Notably, since the CPC scaffold is a radiopaque material that will preclude accurate visualization of regenerated bone within the alveolar cleft sites, we further conducted histological examination to observe the pattern of long-term bone healing after ABG and quantify the bone formation-related parameters at the microscopic level. The present histological results indicated that BMP2-CPC was an eligible alternative material for application in ABG, as was evidenced by the well-organized bone structure in the composite graft-filled cleft sites and the considerable amount of regenerated bone comparable to the amount of autogenous bone graft-induced bone. The favourable osteogenic phenomenon induced by the composite graft relies on the presence of BMP2-CPC and autogenous bone, both of which are potent osteoconductive and osteoinductive grafts (Aghali, 2021).

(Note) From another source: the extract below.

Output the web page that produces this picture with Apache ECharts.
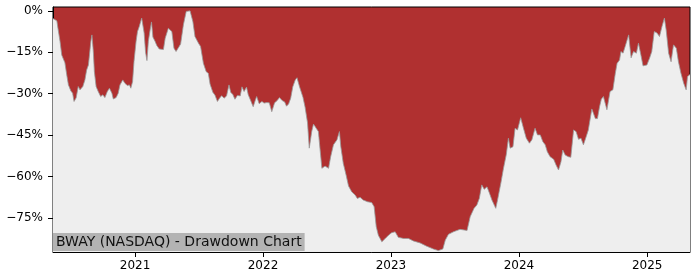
<!DOCTYPE html>
<html>
<head>
<meta charset="utf-8">
<script src="https://cdn.jsdelivr.net/npm/echarts@6/dist/echarts.min.js"></script>
<style>html,body{margin:0;padding:0;background:#fff}#c{width:700px;height:280px}</style>
</head>
<body>
<div id="c"></div>
<script>
const title = 'BWAY (NASDAQ) - Drawdown Chart';
const dates = [
'2020-05-12','2020-05-23','2020-05-26','2020-06-01','2020-06-06','2020-06-10','2020-06-15','2020-06-20','2020-06-25','2020-07-02',
'2020-07-07','2020-07-11','2020-07-17','2020-07-23','2020-07-28','2020-08-05','2020-08-11','2020-08-16','2020-08-21','2020-08-24',
'2020-08-28','2020-08-31','2020-09-04','2020-09-07','2020-09-12','2020-09-18','2020-09-25','2020-10-01','2020-10-07','2020-10-14',
'2020-10-20','2020-10-27','2020-10-31','2020-11-08','2020-11-14','2020-11-19','2020-11-27','2020-12-03','2020-12-10','2020-12-16',
'2020-12-20','2020-12-25','2020-12-29','2021-01-04','2021-01-08','2021-01-13','2021-01-20','2021-01-23','2021-01-27','2021-01-31',
'2021-02-04','2021-02-08','2021-02-13','2021-02-17','2021-02-21','2021-02-27','2021-03-04','2021-03-11','2021-03-16','2021-03-23',
'2021-03-28','2021-04-06','2021-04-11','2021-04-16','2021-04-22','2021-04-28','2021-05-05','2021-05-11','2021-05-19','2021-05-27',
'2021-06-07','2021-06-15','2021-06-21','2021-07-01','2021-07-07','2021-07-15','2021-07-23','2021-07-29','2021-08-03','2021-08-11',
'2021-08-17','2021-08-24','2021-08-30','2021-09-05','2021-09-12','2021-09-19','2021-09-26','2021-10-01','2021-10-07','2021-10-13',
'2021-10-20','2021-10-28','2021-11-02','2021-11-08','2021-11-15','2021-11-20','2021-11-27','2021-12-04','2021-12-10','2021-12-14',
'2021-12-21','2021-12-29','2022-01-04','2022-01-12','2022-01-19','2022-01-26','2022-02-03','2022-02-10','2022-02-17','2022-02-24',
'2022-03-04','2022-03-09','2022-03-15','2022-03-21','2022-03-27','2022-04-03','2022-04-08','2022-04-15','2022-04-25','2022-05-01',
'2022-05-08','2022-05-13','2022-05-20','2022-05-25','2022-05-30','2022-06-08','2022-06-13','2022-06-18','2022-06-27','2022-07-07',
'2022-07-13','2022-07-21','2022-07-31','2022-08-07','2022-08-11','2022-08-18','2022-08-26','2022-09-02','2022-09-11','2022-09-21',
'2022-09-27','2022-10-05','2022-10-14','2022-10-26','2022-11-07','2022-11-14','2022-11-20','2022-11-26','2022-12-06','2022-12-11',
'2022-12-15','2022-12-25','2023-01-03','2023-01-13','2023-01-18','2023-01-22','2023-02-06','2023-02-20','2023-03-06','2023-03-25',
'2023-04-13','2023-05-02','2023-05-16','2023-05-29','2023-06-05','2023-06-14','2023-06-28','2023-07-17','2023-08-06','2023-08-15',
'2023-08-26','2023-09-03','2023-09-10','2023-09-17','2023-09-24','2023-10-02','2023-10-09','2023-10-16','2023-10-27','2023-11-01',
'2023-11-07','2023-11-11','2023-11-18','2023-11-26','2023-12-02','2023-12-07','2023-12-15','2023-12-21','2023-12-28','2024-01-06',
'2024-01-14','2024-01-22','2024-01-31','2024-02-07','2024-02-16','2024-02-23','2024-03-02','2024-03-09','2024-03-16','2024-03-22',
'2024-03-30','2024-04-09','2024-04-16','2024-04-23','2024-04-30','2024-05-05','2024-05-12','2024-05-21','2024-05-28','2024-06-05',
'2024-06-12','2024-06-19','2024-06-26','2024-07-03','2024-07-11','2024-07-17','2024-07-22','2024-07-27','2024-08-06','2024-08-12',
'2024-08-18','2024-08-23','2024-08-29','2024-09-08','2024-09-17','2024-09-25','2024-10-02','2024-10-07','2024-10-14','2024-10-18',
'2024-10-24','2024-10-30','2024-11-09','2024-11-16','2024-11-23','2024-12-01','2024-12-07','2024-12-14','2024-12-20','2024-12-31',
'2025-01-08','2025-01-14','2025-01-21','2025-01-29','2025-02-05','2025-02-12','2025-02-19','2025-02-24','2025-03-03','2025-03-10',
'2025-03-17','2025-03-25','2025-03-31','2025-04-07','2025-04-15','2025-04-22','2025-04-26','2025-05-03'
];
const drawdown = [
-2.8,-3.6,-6.2,-11,-16,-16.5,-18.8,-23,-26.8,-29,
-29.8,-32.8,-31.5,-27.4,-28.6,-27.4,-25,-21.4,-19.6,-16,
-11,-8.7,-14.7,-22,-27.4,-29.2,-31,-30.4,-31.4,-29.2,
-28,-29.8,-31.9,-31.4,-29.8,-26.8,-25,-26.2,-27,-26.8,
-28,-25.6,-18.4,-11,-7.5,-5.7,-2.6,-2,-8,-15,
-18,-11,-6.9,-4,-9.5,-11,-12.5,-13.8,-13.3,-14,
-9.9,-6.3,-6.5,-7.5,-13.5,-14.7,-13.3,-12,-5,-0.2,
0,-3.9,-9.3,-11.7,-12.9,-19,-22,-22.6,-26.5,-29.5,
-30.5,-32.8,-31.6,-30.7,-31.6,-30.8,-26.8,-29.5,-30.3,-32,
-30.6,-30.8,-27.5,-29.2,-27.6,-30.4,-32.5,-34.7,-32.4,-31,
-33.6,-32.8,-33.4,-33.2,-33.3,-36.5,-33.3,-32.5,-31.4,-32.4,
-33,-34.5,-33.7,-31.6,-27.5,-25,-24.2,-27.4,-31.3,-34.8,
-40.5,-49.7,-43.7,-41,-41.5,-43.7,-50.4,-57,-56.2,-57,
-52.8,-48.5,-46.7,-43.7,-49.2,-55.2,-59.4,-63.4,-65.5,-66.7,
-67.9,-67.5,-68.5,-69.1,-69.4,-70.9,-78.1,-81.2,-83.6,-84.2,
-82.5,-81.2,-80.3,-80,-79.5,-82,-82.4,-82.4,-83.3,-84,
-85.2,-86.2,-86.8,-86.2,-83,-80.9,-80,-79.1,-79.5,-74.5,
-71.5,-70.3,-67.9,-63,-64.6,-63.7,-66,-68.5,-71.5,-68.5,
-64.6,-62,-57,-52,-46.1,-49.7,-49.2,-42.5,-43.1,-38.7,
-42.5,-46.1,-47.9,-46.7,-42.5,-44.9,-44.9,-47.3,-48.5,-51,
-52.8,-53.7,-55.8,-57.6,-54.6,-50.4,-52.2,-52.8,-53,-43.1,
-43.7,-46.5,-46.1,-48.5,-45.5,-43.1,-43.7,-35.5,-39,-39,
-34.7,-32,-31,-35.8,-29.2,-28.6,-22.6,-19,-17.8,-14.7,
-15.3,-12.9,-8.7,-17,-14.7,-15.3,-11.7,-16,-19.9,-19.6,
-17,-14.7,-7.5,-8,-9.3,-5.7,-2.6,-6.9,-15.3,-18.4,
-12.3,-13.5,-18.4,-22.5,-26.2,-28.6,-23.8,-23
];
const yearTicks = ['2021-01-01','2022-01-01','2023-01-01','2024-01-01','2025-01-01'];
const yTicks = [0,-15,-30,-45,-60,-75];

const ts = d => Date.parse(d + 'T00:00:00Z');
const seriesData = dates.map((d,i)=>[ts(d), drawdown[i]]);
const xTickVals = yearTicks.map(ts);
const chart = echarts.init(document.getElementById('c'), null, {renderer:'canvas'});
const font = 'DejaVu Sans';
chart.setOption({
  animation:false,
  backgroundColor:'#ffffff',
  grid:{left:53,right:10,top:7,bottom:28,show:true,backgroundColor:'#b03030',borderColor:'#000',borderWidth:1,containLabel:false},
  xAxis:{
    type:'value',
    min:ts('2020-05-12'), max:ts('2025-05-03'),
    axisLine:{show:true,onZero:false,lineStyle:{color:'#000',width:1}},
    axisTick:{show:true,length:5,lineStyle:{color:'#000'},customValues:xTickVals},
    axisLabel:{color:'#000',fontFamily:font,fontSize:12,margin:8,
      customValues:xTickVals,
      formatter:v=>String(new Date(v).getUTCFullYear())},
    splitLine:{show:false}
  },
  yAxis:{
    type:'value',
    min:-87.3, max:1.4,
    axisLine:{show:true,lineStyle:{color:'#000',width:1}},
    axisTick:{show:true,length:5,lineStyle:{color:'#000'},customValues:yTicks},
    axisLabel:{color:'#000',fontFamily:font,fontSize:12,margin:10,customValues:yTicks,
      formatter:v=>(v<0?'\u2212':'')+Math.abs(v)+'%'},
    splitLine:{show:false}
  },
  series:[{
    type:'line',
    data:seriesData,
    symbol:'none',
    lineStyle:{color:'#999',width:0.8},
    areaStyle:{color:'#eeeeee',opacity:1,origin:'start'}
  }],
  graphic:[{
    type:'text',
    left:53, top:233,
    z:100,
    style:{text:title,font:'14px DejaVu Sans',fill:'#111',backgroundColor:'#b3b3b3',padding:[2,3,2,3]}
  }]
});
</script>
</body>
</html>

Our previous study revealed that BMP2-CPC could induce a robust pattern of bone regeneration through both direct stimulation with BMP2 and indirect immunoregulatory effect (Shen et al., 2021b). More importantly, BMP2-CPC possessed not only enhanced osteogenic properties, but also favourable resorption performance. As coincident with the radiographic finding that the resorption rate of BMP2-CPC was slower than that of autogenous bone, the histological results showed a small number of residual BMP2-CPC particles remaining at 3 years after surgery. Nevertheless, compared to DBB, which is an inert material that can remain sequestered in local bone tissue for up to 10 years (Sartori et al., 2003; Baldini et al., 2011), BMP2-CPC seemed to be a better choice according to its accelerated resorption rate (Shen et al., 2021a). In addition, the finding derived from panoramic radiographs that BMP2-CPC would not increase the risk of impeded bone remodeling and canine eruption further supported the use of the composite graft.

Despite the nuanced understanding of bone regeneration at the alveolar cleft sites that this study has provided, several questions remain unaddressed. The present results should be interpreted with caution due to the small number of subjects and the short-term follow-up of radiographic evaluation. Considering the present limited control group, the strength of evidence would be bolstered if a BMP2-CPC-grafting control group and a control group that underwent grafting with autogenous bone harvested by minimally invasive technique could be added. Although the present study achieved quantitative evaluation through CBCT examination, the boundaries of the original bone defect at multiple time points were hard to be exactly identified in a reproducible manner. Given these limitations, a randomized controlled clinical trial with large samples, comprehensive experimental designs and long-term follow-up should be performed in the future studies. Histological examination of bone samples at 3 and 6 months after ABG is needed to reveal the differences in short-term bone healing at the alveolar cleft sites between the composite graft and the autogenous bone graft. Moreover, whether the use of BMP2-CPC alone can be an alternative to autogenous bone graft for application in ABG and relevant issue on cost-effectiveness should be addressed in the future with sound support of prospective studies.

In conclusion, the present results demonstrated that the composite graft comprising BMP2-CPC and autogenous bone harvested by minimally invasive technique exhibited satisfactory bone-repairing efficacy and favourable resorption performance, making the composite graft an eligible choice for the clinical practice of ABG.